With the draft Act on Offshore Renewable Energy Production, submitted to the Norwegian Parliament (Stortinget) in June 2009, the Government takes an important first step in facilitating offshore renewable energy production. The Act is intended to provide a unified legal framework for the construction and operation of facilities for offshore power production from renewable energy resources in Norwegian territorial waters and on and above the Norwegian Continental Shelf.

Introduction

According to a study prepared for Enova, the Norwegian state enterprise set up to promote renewable energy consumption and production, Norwegian territorial waters and the Norwegian continental shelf hold an untapped technical potential for offshore wind power of a staggering 14 000 TWh/y (almost 14 times the energy value of annual Norwegian gas export). Norwegian offshore renewable energy production has hitherto been limited to experimental production and testing of prototypes. The limited development is mainly due to the high cost of offshore renewable energy production compared to land based hydro electric production as well as production from land based wind turbines. Another factor is the currently fragmented and rudimentary legal framework for such activities. The draft Act on Offshore Renewable Energy Production seeks to mend the legislative problem.

A flexible and non discriminatory regime

Apparently inspired by Norway's successful license regime for offshore petroleum production, the draft Act requires a government license for the construction and operation of facilities for offshore power production, as well as for related facilities for transformation and transmission.

The extent and nature of future development of offshore energy production depend on a number of yet unknown factors and circumstances. Thus, the draft Act aims to provide an overall framework with central principles, allowing for more detailed regulation in secondary legislation (regulations). The draft Act does not distinguish between different renewable technologies; offshore wind, wave and current power, as well as other possible renewable technologies, are encompassed.

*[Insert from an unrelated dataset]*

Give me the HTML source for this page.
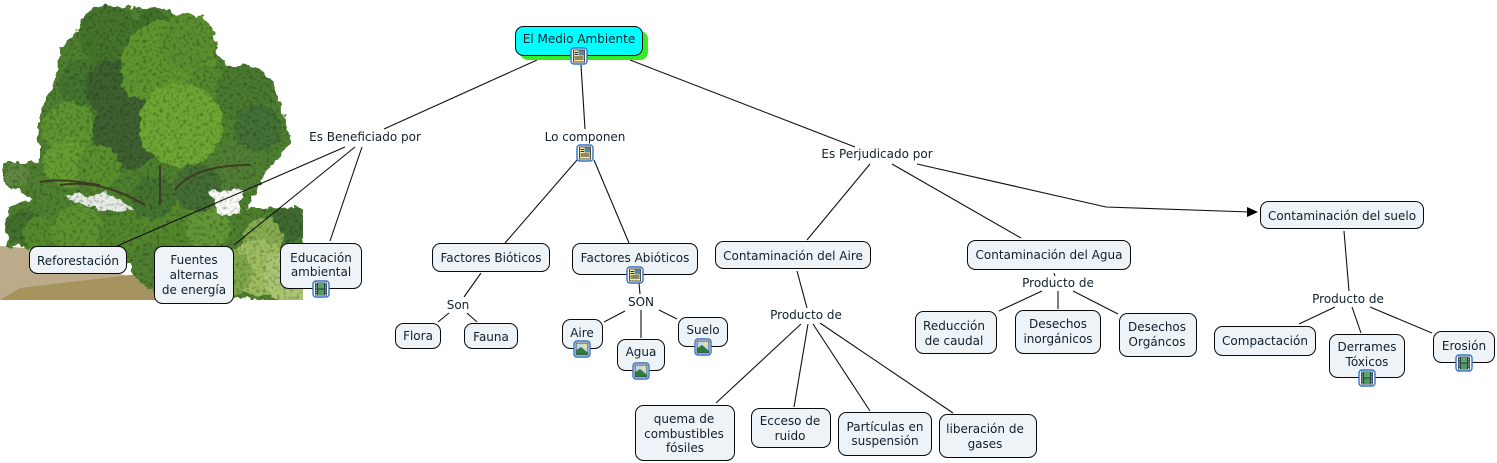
<!DOCTYPE html>
<html><head><meta charset="utf-8"><style>
html,body{margin:0;padding:0;background:#fff;width:1497px;height:463px;overflow:hidden}
svg{display:block}
.n{fill:#eef3f7;stroke:#0a0a0a;stroke-width:1}
.l{stroke:#111;stroke-width:1.1;fill:none}
text{font-family:"DejaVu Sans","Liberation Sans",sans-serif;font-size:12px;fill:#10202c;text-anchor:middle}
</style></head><body>
<svg width="1497" height="463" viewBox="0 0 1497 463" xmlns="http://www.w3.org/2000/svg">
<defs>
<clipPath id="photo"><rect x="0" y="0" width="303" height="300"/></clipPath>
<filter id="rough" x="0" y="0" width="303" height="300" filterUnits="userSpaceOnUse" color-interpolation-filters="sRGB">
<feTurbulence type="fractalNoise" baseFrequency="0.12" numOctaves="3" seed="4" result="t"/>
<feDisplacementMap in="SourceGraphic" in2="t" scale="9" xChannelSelector="R" yChannelSelector="G" result="d"/>
<feTurbulence type="fractalNoise" baseFrequency="0.3" numOctaves="2" seed="9"/>
<feColorMatrix type="matrix" values=".8 0 0 0 .58  .8 0 0 0 .58  .8 0 0 0 .58  0 0 0 0 1" result="g"/>
<feComposite in="g" in2="d" operator="in" result="gi"/>
<feBlend in="d" in2="gi" mode="multiply"/>
</filter>
<g id="f"><rect x="-8" y="-8" width="16" height="16" rx="3" fill="#fff" stroke="#3472c4" stroke-width="1.4"/></g>
<g id="doc"><use href="#f"/><rect x="-5.500" y="-6" width="11" height="12" fill="#f8eea0" stroke="#222" stroke-width=".8"/><rect x="-.5" y="-5.500" width="5.500" height="5" fill="#5f86a8"/><path d="M-4.500 -3.500h3.500M-4.500 -1.500h3.500M-4.500 1h9M-4.500 3h9" stroke="#222" stroke-width=".9"/></g>
<g id="img"><use href="#f"/><rect x="-6" y="-6" width="12" height="12" fill="#c3d6ea" stroke="#1c2a3a" stroke-width=".8"/><path d="M-5.500 5.500L-5.500 1L-1 -2L5.500 3.500L5.500 5.500Z" fill="#2f7a3c"/><circle cx="3" cy="-3" r="1.700" fill="#f5e27a"/></g>
<g id="film"><use href="#f"/><rect x="-6" y="-6.500" width="12" height="13" fill="#2d3d4a"/><rect x="-3" y="-6" width="6" height="5.500" fill="#55a868"/><rect x="-3" y=".5" width="6" height="5.500" fill="#4d9c5e"/><path d="M-4.700 -6v12M4.700 -6v12" stroke="#cfe0ea" stroke-width="1.200" stroke-dasharray="1 1.200"/></g>
</defs>

<!-- tree photo -->
<g clip-path="url(#photo)">
<path d="M0 246L25 248L60 262L160 282L160 300L0 300Z" fill="#bcab8a"/>
<path d="M20 288L155 272L165 300L0 300Z" fill="#a6945f"/>
<g filter="url(#rough)">
<g transform="translate(3,3)">
<!-- silhouette -->
<path d="M95 5L160 5L205 30L222 62L268 75L278 105L288 140L262 172L244 205L300 205L300 300L150 290L150 262L60 262L28 244L4 244L6 205L30 195L0 180L0 160L36 160L36 110L50 85L58 45Z" fill="#4e7f2e"/>
<!-- right bushes -->
<circle cx="285" cy="222" r="18" fill="#3f6a32"/>
<circle cx="260" cy="235" r="20" fill="#86ac50"/>
<circle cx="255" cy="265" r="28" fill="#9dbd60"/>
<circle cx="288" cy="272" r="28" fill="#abc571"/>
<circle cx="225" cy="270" r="24" fill="#7ea84a"/>
<!-- low canopy -->
<circle cx="20" cy="224" r="18" fill="#43702c"/>
<circle cx="38" cy="232" r="18" fill="#548a2c"/>
<circle cx="75" cy="228" r="26" fill="#5c932e"/>
<circle cx="120" cy="235" r="26" fill="#52852c"/>
<circle cx="165" cy="222" r="28" fill="#54872c"/>
<circle cx="205" cy="225" r="22" fill="#629636"/>
<circle cx="150" cy="262" r="22" fill="#4d7f2e"/>
<circle cx="185" cy="270" r="22" fill="#558534"/>
<!-- crown -->
<circle cx="105" cy="32" r="30" fill="#44732a"/>
<circle cx="150" cy="25" r="18" fill="#417029"/>
<circle cx="80" cy="80" r="24" fill="#44742e"/>
<circle cx="110" cy="85" r="28" fill="#3c602e"/>
<circle cx="165" cy="65" r="48" fill="#5e952e"/>
<circle cx="185" cy="38" r="28" fill="#598f2f"/>
<circle cx="205" cy="85" r="22" fill="#54892e"/>
<circle cx="240" cy="90" r="28" fill="#4a7a2e"/>
<circle cx="255" cy="125" r="24" fill="#437034"/>
<circle cx="125" cy="130" r="36" fill="#3e6030"/>
<circle cx="65" cy="125" r="26" fill="#5c9430"/>
<circle cx="65" cy="160" r="24" fill="#649d32"/>
<circle cx="95" cy="165" r="22" fill="#598f2d"/>
<circle cx="14" cy="172" r="12" fill="#5f8740"/>
<circle cx="178" cy="122" r="42" fill="#6ea634"/>
<circle cx="230" cy="165" r="26" fill="#507f34"/>
<circle cx="195" cy="185" r="24" fill="#446d34"/>
<circle cx="150" cy="195" r="22" fill="#447330"/>
<path d="M60 193L105 190L132 207L98 208Z" fill="#e6ece6"/>
<path d="M206 188L240 186L236 210L216 212Z" fill="#fafcf8"/>
</g>
</g>
<path d="M60 185C90 180 120 190 145 205M160 165V205M175 190C190 170 220 165 250 165M40 182C60 178 80 182 100 185" stroke="#3f3a24" stroke-width="2" fill="none"/>
</g>

<!-- connectors -->
<g class="l">
<path d="M537 60L384 129"/><path d="M581 65L585 129"/><path d="M630 60L855 147"/>
<path d="M345 147L117 246"/><path d="M355 147L234 245"/><path d="M362 147L330 241"/>
<path d="M577 160L505 243"/><path d="M594 160L629 243"/>
<path d="M481 273L464 297"/><path d="M449 313L438 322"/><path d="M467 313L477 322"/>
<path d="M639 283L640 294"/><path d="M625 311L604 322"/><path d="M641 310V338"/><path d="M659 310L677 319"/>
<path d="M870 164L807 240"/><path d="M892 164L1021 238"/><path d="M917 164L1106 207L1250 212"/>
<path d="M797 271L807 308"/><path d="M801 324L716 403"/><path d="M808 324L794 407"/><path d="M813 324L870 411"/><path d="M820 323L953 413"/>
<path d="M1054 273L1055 276"/><path d="M1042 291L999 311"/><path d="M1058 291V309"/><path d="M1073 291L1118 314"/>
<path d="M1344 231L1349 291"/><path d="M1335 307L1299 324"/><path d="M1352 307L1361 333"/><path d="M1370 307L1432 333"/>
</g>
<polygon points="1258,212 1247,207 1247,217" fill="#000"/>

<!-- root -->
<rect x="520" y="31" width="128" height="29" rx="8" fill="#33ee22"/>
<rect x="515.500" y="26.500" width="127" height="29" rx="8" fill="#00ffff" stroke="#0a0a0a"/>
<text x="579" y="43">El Medio Ambiente</text>

<!-- nodes -->
<rect class="n" x="29.500" y="246.500" width="97" height="27" rx="8"/><text x="78" y="265">Reforestación</text>
<rect class="n" x="154.500" y="246.500" width="79" height="57" rx="8"/><text x="194" y="264">Fuentes</text><text x="194" y="279">alternas</text><text x="194" y="294">de energía</text>
<rect class="n" x="280.500" y="243.500" width="81" height="45" rx="8"/><text x="321" y="262">Educación</text><text x="321" y="276">ambiental</text>
<rect class="n" x="432.500" y="243.500" width="117" height="28" rx="8"/><text x="491" y="262">Factores Bióticos</text>
<rect class="n" x="572.500" y="243.500" width="125" height="31" rx="8"/><text x="635" y="262">Factores Abióticos</text>
<rect class="n" x="395.500" y="323.500" width="45" height="25" rx="8"/><text x="418" y="340">Flora</text>
<rect class="n" x="464.500" y="323.500" width="53" height="25" rx="8"/><text x="491" y="341">Fauna</text>
<rect class="n" x="562.500" y="319.500" width="40" height="29" rx="8"/><text x="582" y="337">Aire</text>
<rect class="n" x="617.500" y="339.500" width="47" height="31" rx="8"/><text x="641" y="356">Agua</text>
<rect class="n" x="678.500" y="317.500" width="49" height="29" rx="8"/><text x="703" y="334">Suelo</text>
<rect class="n" x="715.500" y="241.500" width="155" height="27" rx="8"/><text x="793" y="260">Contaminación del Aire</text>
<rect class="n" x="967.500" y="240.500" width="163" height="29" rx="8"/><text x="1049" y="259">Contaminación del Agua</text>
<rect class="n" x="1260.500" y="201.500" width="163" height="27" rx="8"/><text x="1342" y="220">Contaminación del suelo</text>
<rect class="n" x="915.500" y="311.500" width="81" height="42" rx="8"/><text x="954" y="330">Reducción</text><text x="954" y="345">de caudal</text>
<rect class="n" x="1015.500" y="310.500" width="85" height="43" rx="8"/><text x="1058" y="328">Desechos</text><text x="1058" y="343">inorgánicos</text>
<rect class="n" x="1119.500" y="313.500" width="77" height="43" rx="8"/><text x="1157" y="331">Desechos</text><text x="1157" y="346">Orgáncos</text>
<rect class="n" x="1214.500" y="326.500" width="101" height="29" rx="8"/><text x="1265" y="345">Compactación</text>
<rect class="n" x="1329.500" y="334.500" width="75" height="43" rx="8"/><text x="1367" y="351">Derrames</text><text x="1367" y="366">Tóxicos</text>
<rect class="n" x="1433.500" y="331.500" width="61" height="31" rx="8"/><text x="1464" y="350">Erosión</text>
<rect class="n" x="635.500" y="405.500" width="99" height="55" rx="8"/><text x="684" y="423">quema de</text><text x="684" y="438">combustibles</text><text x="685" y="452">fósiles</text>
<rect class="n" x="751.500" y="408.500" width="79" height="39" rx="8"/><text x="790" y="425">Ecceso de</text><text x="790" y="440">ruido</text>
<rect class="n" x="838.500" y="412.500" width="93" height="43" rx="8"/><text x="885" y="431">Partículas en</text><text x="885" y="445">suspensión</text>
<rect class="n" x="939.500" y="414.500" width="97" height="43" rx="8"/><text x="985" y="433">liberación de</text><text x="985" y="448">gases</text>

<!-- linking phrases -->
<text x="365" y="141">Es Beneficiado por</text>
<text x="585" y="141">Lo componen</text>
<text x="877" y="158">Es Perjudicado por</text>
<text x="458" y="309">Son</text>
<text x="641" y="306">SON</text>
<text x="806" y="319">Producto de</text>
<text x="1058" y="287">Producto de</text>
<text x="1348" y="303">Producto de</text>

<!-- icons -->
<use href="#doc" x="579" y="56"/>
<use href="#doc" x="585" y="153"/>
<use href="#doc" x="635" y="275"/>
<use href="#img" x="582" y="349"/>
<use href="#img" x="641" y="371"/>
<use href="#img" x="703" y="347"/>
<use href="#film" x="321" y="289"/>
<use href="#film" x="1367" y="378"/>
<use href="#film" x="1464" y="363"/>
</svg>
</body></html>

The draft Act establishes procedures for the opening of offshore areas for power production and for the award of production licenses and transmission licenses. The license regime does not discriminate between public and private entities, or between Norwegian entities and entities established and registered in EEA agreement member states. Detailed requirements and conditions for the awarding of licenses will be established by regulations. Licenses may be granted for a period of up to 30 years from commissioning of the facilities, with a possibility for a subsequent extension of the license period.

Protecting the environment and third parties

The draft Act provides for developer to conduct extensive impact assessments according to detailed impact assessment procedures divided into two stages. First, before new areas can be made available for offshore power production, the authorities must ensure a strategic assessment of environmental and social impacts of renewable power production in the relevant area, including its effects on other users, such as shipping and fisheries. Developers must also conduct a specific impact assessment before applying for a license or as part of the detailed plan for development and operation of facilities. Before an impact assessment can be approved by the government, the developer must submit its impact assessment program to the relevant authorities for public consultation and approval.

The draft Act addresses the potential negative effect of offshore renewable power production on fisheries in particular detail. To the extent that activities pursuant to the Act take place in a fishing ground and thus fully or partially obstruct fishing activities, the state must provide compensation to adversely affected parties. A licensee, on the other hand, will only be liable for loss due to its obstruction of fishing activities to the extent the loss could have been limited or prevented by appropriate mitigation measures. However, a licensee will be strictly liable for damage caused by pollution or waste from its activities, according to the draft Act, regardless of fault. The liability also includes costs related to reasonable measures to avert or limit such damage or loss. Claims for compensation will be resolved by a committee to be established by the Ministry of Petroleum and Energy.

Finally, the draft Act establishes additional provisions on a number of issues: safety and safety zones around facilities, decommissioning and removal of facilities, appointment of a transmission system operator, area fee to be paid to the state, financial guarantee for obligations and liability in connection with activities under the Act, supervision by relevant authorities, administrative sanctions for violations of the Act, and provisions on the Ministry's right to revoke a license if it was awarded based on incorrect or incomplete information or for material breach of the Act, relevant regulations under the Act or conditions stipulated in the license.

Remaining challenges for offshore hydropower

A legislative framework is only one step towards full scale offshore energy production from renewable resources. With the technology currently available, offshore energy production is not commercially viable. Consequently, the state must also create a sensible and efficient support or subsidy system to stimulate development of renewable energy production.